Consideration is one of the six elements required for the existence of a valid contract. The Mississippi Supreme Court has defined consideration for a promise as (a) an act other than a promise, or (b) a forbearance, or (c) the creation, modification or destruction of a legal relation, or (d) a return promise, bargained for and given in exchange for the promise.
Due to instability within a company, the parties entered into a contract regarding the payment of compensation after several triggering events. When the company refused to pay, the employee filed a breach of contract action. The company appealed after a judgment was entered in favor of the employee. On appeal, the court determined that the contract was not invalid due to a lack of consideration. The contract was not based on past consideration since it dealt with future wages. The company benefitted from the contract because it retained a valuable employee.

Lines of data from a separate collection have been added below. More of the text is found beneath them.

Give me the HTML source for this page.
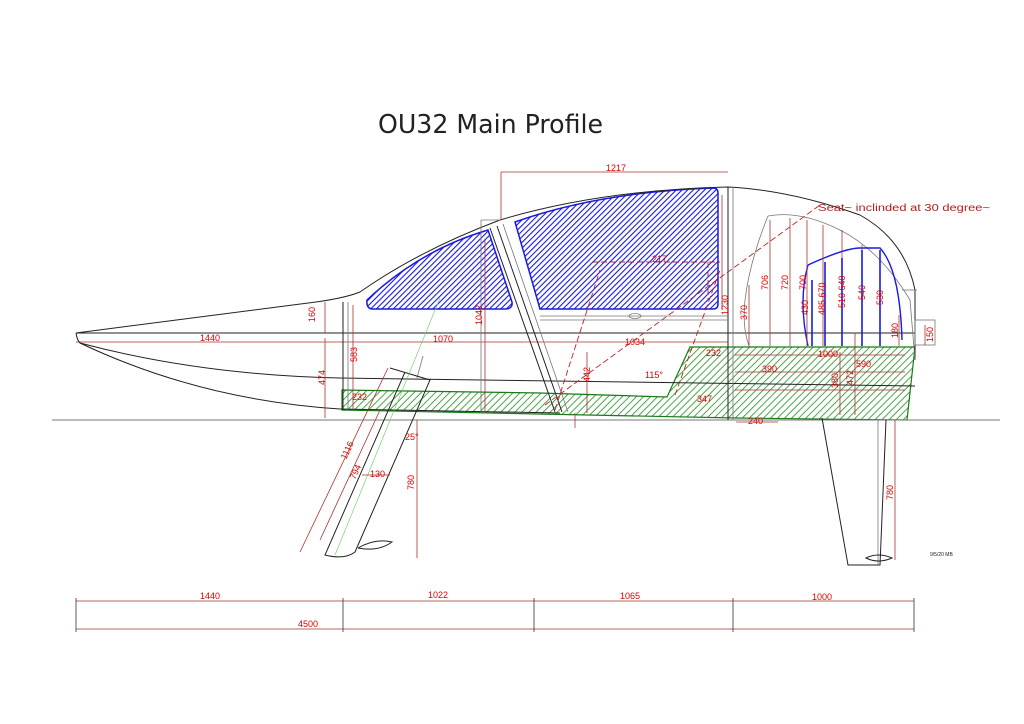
<!DOCTYPE html>
<html><head><meta charset="utf-8"><style>
body{margin:0;background:#fff}
svg{display:block}
text{font-family:"Liberation Sans",sans-serif}
.r{fill:#d00;font-size:9px}
.dim{stroke:#a33;stroke-width:0.8;fill:none}
.k{stroke:#222;stroke-width:1;fill:none}
.g{stroke:#777;stroke-width:0.8;fill:none}
</style></head><body>
<svg width="1024" height="724" viewBox="0 0 1024 724" xmlns="http://www.w3.org/2000/svg">
<defs>
<pattern id="hb" width="4" height="4" patternUnits="userSpaceOnUse" patternTransform="rotate(45)">
<rect width="4" height="4" fill="#fff"/><line x1="0" y1="0" x2="0" y2="4" stroke="#1a1ae0" stroke-width="2.2"/></pattern>
<pattern id="hg" width="5" height="5" patternUnits="userSpaceOnUse" patternTransform="rotate(45)">
<rect width="5" height="5" fill="#fff"/><line x1="0" y1="0" x2="0" y2="5" stroke="#3a9a3a" stroke-width="1.8"/></pattern>
</defs>
<rect width="1024" height="724" fill="#fff"/>
<text x="378" y="133" font-size="26" fill="#222" textLength="225" lengthAdjust="spacingAndGlyphs" style="font-family:'DejaVu Sans',sans-serif">OU32 Main Profile</text>

<path d="M342,390 L540,393 L667,397 L690,347 L915,347 L907,420 L736,418 L342,410 Z" fill="url(#hg)" stroke="#1a7a1a" stroke-width="1.2"/>

<path d="M367,300 Q420,250 488,230 L512,302 Q513,309 505,309 L372,309 Q366,308 367,300 Z" fill="url(#hb)" stroke="#1a1ae0" stroke-width="1.5"/>
<path d="M515,222 Q600,192 713,188 Q718,188 718,193 L718,304 Q718,309 713,309 L540,309 Z" fill="url(#hb)" stroke="#1a1ae0" stroke-width="1.5"/>

<line x1="52" y1="420" x2="1000" y2="420" stroke="#777" stroke-width="1"/>
<line x1="76" y1="333" x2="915" y2="333" class="k"/>
<line x1="76" y1="342" x2="728" y2="342" class="dim"/>

<path d="M76,333 L316,302 Q345,298 360,292 Q420,250 500,220 Q600,190 728,187 Q790,190 860,215 Q905,240 915,290 L915,360" class="k"/>
<path d="M76,333 Q77,340 80,343 Q200,375 340,378 L915,386" class="k"/>
<path d="M80,343 Q200,400 340,409" class="k"/>
<line x1="340" y1="409" x2="560" y2="413" class="k"/>
<line x1="343" y1="302" x2="343" y2="410" class="k"/>
<line x1="348" y1="302" x2="348" y2="410" class="g"/>
<line x1="728" y1="187" x2="728" y2="420" class="k"/>
<line x1="733" y1="187" x2="733" y2="420" class="g"/>
<line x1="540" y1="316" x2="728" y2="316" class="g"/>
<line x1="540" y1="320" x2="728" y2="320" class="g"/>
<ellipse cx="635" cy="316" rx="6" ry="2.5" class="g"/>
<line x1="490" y1="228" x2="555" y2="412" class="k"/>
<line x1="497" y1="226" x2="562" y2="412" class="k"/>
<line x1="503" y1="224" x2="568" y2="412" class="g"/>
<line x1="481" y1="220" x2="481" y2="412" class="g"/>
<line x1="481" y1="220" x2="500" y2="220" class="g"/>

<path d="M768,216 Q800,210 840,230 Q880,250 910,300 L915,360" class="g"/>
<path d="M768,216 Q750,260 745,300 Q742,330 750,348" class="g"/>
<path d="M808,265 Q845,248 860,248 L880,248 Q900,270 902,340 M808,265 Q798,300 808,346" stroke="#1a1ae0" stroke-width="1.4" fill="none"/>
<g class="dim">
<line x1="749" y1="285" x2="749" y2="346"/><line x1="770" y1="220" x2="770" y2="346"/><line x1="790" y1="218" x2="790" y2="346"/>
<line x1="807" y1="220" x2="807" y2="346"/><line x1="823" y1="225" x2="823" y2="346"/><line x1="842" y1="230" x2="842" y2="346"/>
<line x1="862" y1="245" x2="862" y2="346"/><line x1="880" y1="250" x2="880" y2="346"/><line x1="899" y1="315" x2="899" y2="346"/>
<line x1="855" y1="333" x2="855" y2="415"/><line x1="840" y1="352" x2="840" y2="415"/>
</g>
<g stroke="#1a1ae0" stroke-width="1.6"><line x1="812" y1="280" x2="812" y2="346"/><line x1="825" y1="262" x2="825" y2="346"/><line x1="842" y1="258" x2="842" y2="346"/><line x1="862" y1="250" x2="862" y2="346"/><line x1="880" y1="250" x2="880" y2="346"/></g>
<line x1="902" y1="290" x2="917" y2="290" class="g"/>
<rect x="915" y="320" width="20" height="25" class="g"/>

<path d="M822,418 L848,565 L880,565 L886,420" class="k" stroke-width="0.9"/>
<line x1="878" y1="420" x2="878" y2="565" class="g"/>
<path d="M866,558 Q878,552 892,558 Q878,564 866,558 Z" class="k"/>
<line x1="895" y1="420" x2="895" y2="560" class="dim"/>

<path d="M390,368 L430,380 L355,552 Q345,560 325,555 L405,372" class="k"/>
<line x1="423" y1="356" x2="417" y2="378" class="k" stroke-width="3" stroke-opacity="0.5"/>
<path d="M358,548 Q375,538 392,542 Q378,552 358,548" class="k"/>
<line x1="335" y1="555" x2="440" y2="298" stroke="#6c6" stroke-width="0.6"/>
<line x1="300" y1="552" x2="388" y2="368" class="dim"/>
<line x1="320" y1="540" x2="380" y2="410" class="dim"/>
<line x1="417" y1="420" x2="417" y2="558" class="dim"/>
<line x1="362" y1="475" x2="390" y2="475" class="dim"/>

<g stroke="#b22" stroke-width="0.9" fill="none" stroke-dasharray="6,3">
<line x1="545" y1="405" x2="820" y2="205"/>
<line x1="555" y1="410" x2="600" y2="270"/>
<line x1="592" y1="262" x2="720" y2="262"/>
<line x1="708" y1="262" x2="708" y2="300"/>
<line x1="675" y1="395" x2="720" y2="270"/>
</g>

<g class="dim">
<line x1="501" y1="172" x2="728" y2="172"/><line x1="501" y1="172" x2="501" y2="220"/>
<line x1="325" y1="302" x2="325" y2="333"/><line x1="325" y1="338" x2="325" y2="418"/>
<line x1="353" y1="305" x2="353" y2="410"/><line x1="485" y1="240" x2="485" y2="412"/>
<line x1="587" y1="352" x2="587" y2="413"/><line x1="575" y1="413" x2="575" y2="428"/>
<line x1="735" y1="355" x2="905" y2="355"/><line x1="735" y1="372" x2="905" y2="372"/>
<line x1="735" y1="390" x2="905" y2="390"/><line x1="722" y1="195" x2="722" y2="310"/>
<line x1="736" y1="422" x2="778" y2="422"/><line x1="925" y1="325" x2="925" y2="345"/>
</g>
<text x="818" y="211" font-size="10" fill="#a22" textLength="172" lengthAdjust="spacingAndGlyphs">Seat~ inclinded at 30 degree~</text>
<text class="r" x="606" y="171">1217</text>
<text class="r" x="200" y="341">1440</text>
<text class="r" x="433" y="342">1070</text>
<text class="r" x="625" y="345">1034</text>
<text class="r" x="352" y="400">232</text>
<text class="r" x="706" y="356">232</text>
<text class="r" x="762" y="372">390</text>
<text class="r" x="818" y="357">1000</text>
<text class="r" x="856" y="367">590</text>
<text class="r" x="697" y="402">347</text>
<text class="r" x="652" y="262">217</text>
<text class="r" x="370" y="477">130</text>
<text class="r" x="748" y="424">240</text>
<text class="r" x="405" y="440">25°</text>
<text class="r" x="645" y="378">115°</text>
<g class="r">
<text transform="translate(315,322) rotate(-90)">160</text>
<text transform="translate(325,385) rotate(-90)">474</text>
<text transform="translate(357,362) rotate(-90)">583</text>
<text transform="translate(482,325) rotate(-90)">1042</text>
<text transform="translate(590,382) rotate(-90)">442</text>
<text transform="translate(728,315) rotate(-90)">1230</text>
<text transform="translate(747,320) rotate(-90)">370</text>
<text transform="translate(768,290) rotate(-90)">706</text>
<text transform="translate(788,290) rotate(-90)">720</text>
<text transform="translate(806,290) rotate(-90)">700</text>
<text transform="translate(808,315) rotate(-90)">430</text>
<text transform="translate(825,315) rotate(-90)">485 670</text>
<text transform="translate(845,308) rotate(-90)">510 640</text>
<text transform="translate(865,300) rotate(-90)">540</text>
<text transform="translate(883,305) rotate(-90)">530</text>
<text transform="translate(898,338) rotate(-90)">180</text>
<text transform="translate(933,342) rotate(-90)">150</text>
<text transform="translate(838,388) rotate(-90)">380</text>
<text transform="translate(853,385) rotate(-90)">472</text>
<text transform="translate(414,490) rotate(-90)">780</text>
<text transform="translate(893,500) rotate(-90)">780</text>
<text transform="translate(346,460) rotate(-65)">1116</text>
<text transform="translate(355,480) rotate(-65)">794</text>
</g>
<text x="930" y="556" font-size="5" fill="#222">9/5/20 MB</text>

<g class="dim">
<line x1="76" y1="601" x2="914" y2="601"/><line x1="76" y1="629" x2="914" y2="629"/>
</g>
<g stroke="#333" stroke-width="0.8">
<line x1="76" y1="598" x2="76" y2="632"/><line x1="343" y1="598" x2="343" y2="632"/>
<line x1="534" y1="598" x2="534" y2="632"/><line x1="733" y1="598" x2="733" y2="632"/>
<line x1="914" y1="598" x2="914" y2="632"/>
</g>
<text class="r" x="200" y="599">1440</text>
<text class="r" x="428" y="598">1022</text>
<text class="r" x="620" y="599">1065</text>
<text class="r" x="812" y="600">1000</text>
<text class="r" x="298" y="627">4500</text>
</svg>
</body></html>
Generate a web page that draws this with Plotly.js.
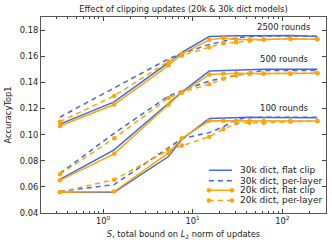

However, the trial court erred by failing to find that the payment obligation began upon the occurrence of the first triggering event.
Were the promises made by the parties mutually illusory?
The Company argued that the contract was not supported by consideration because the promises by both Mr. Baker and the Company were illusory. First, the Company alleged that Baker's promise to refrain from seeking other employment and forbearance from leaving the Company rendered the promise illusory and thus cannot provide consideration. Second, the Company argued that its absolute right to terminate Baker's employment with the Company at any time rendered the promise illusory because it was conditioned upon something completely within the Company's control. Also, the Company argued that the promises of both Mr. Baker and the Company were illusory because their relationship was unquestionably at-will. Although the court found the Company correct in its contention that no valid promise was given by Mr. Baker in exchange for the Company's promise of payment, it rejected the contention that the Company's promise was also illusory. Accordingly, Mr. Baker could, and did, supply consideration for the Company's promise by "an act other than a promise." Moreover, In the instant case, the Company focused only on the alleged return promise of Mr. Baker and ignored the fact that other consideration, such as Mr. Baker's actual performance, was equally sufficient consideration.